Chemical companies cannot afford to ignore China, currently the fourth largest chemical producer and the fastest growing chemical consumer in the world. China is forecasted to become the third largest chemical producing country by 2006, behind the US and Japan, but ahead of Germany.
China is also the largest importer of chemicals globally, and continued robust economic growth looks likely to fuel continued expansion. China’s emerging presence as importer, processor, consumer, and exporter of industrial chemicals will reshape the economics of the industry. PwC can help chemical companies understand this transition.
Key messages from our report:
- China may represent one of the few growing markets for crop protection products and GM seeds.
- China challenges the sector's common wisdom that that agrochemicals companies need to be large, cover a wide area of the global market, and be big enough to support a large R&D programme in order to compete.
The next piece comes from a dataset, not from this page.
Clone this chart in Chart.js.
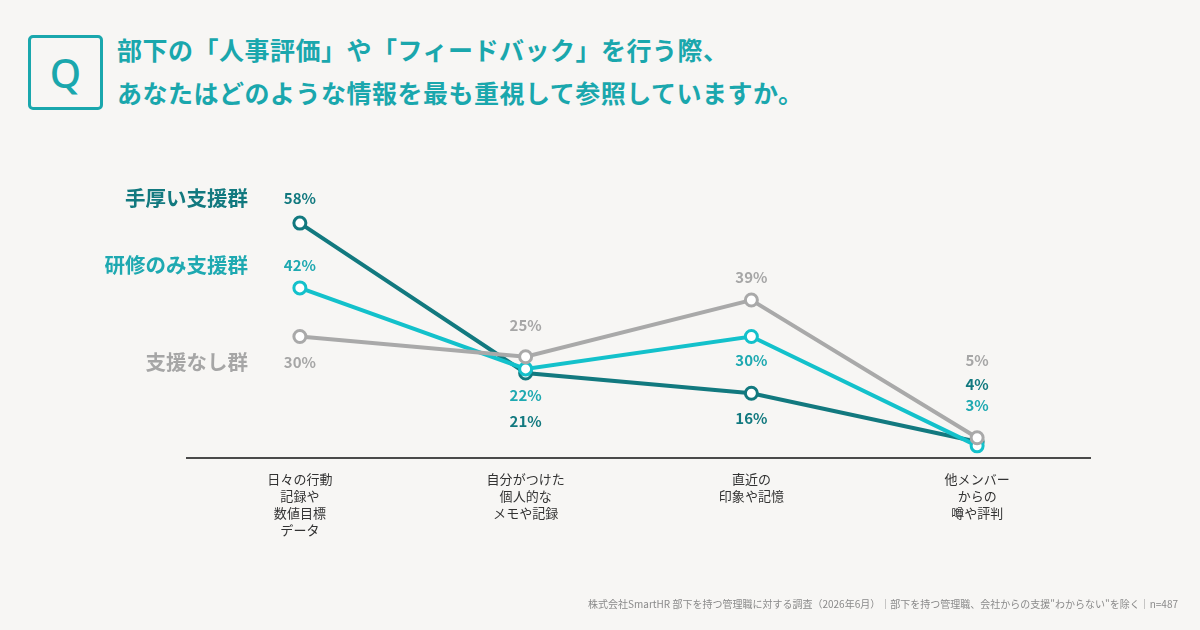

Chinese manufacturers of generic crop protection products may in future be able to challenge the major global players on their home turf by producing low-priced generics.
- The Chinese government is actively encouraging domestic research on GM seeds, but there is still some controversy around the use of GM crops.
- An increasing need for grain may signal opportunities for multinationals, but operating in China means understanding intellectual property issues, local cultivation patterns, price sensitivity and crop protection preferences.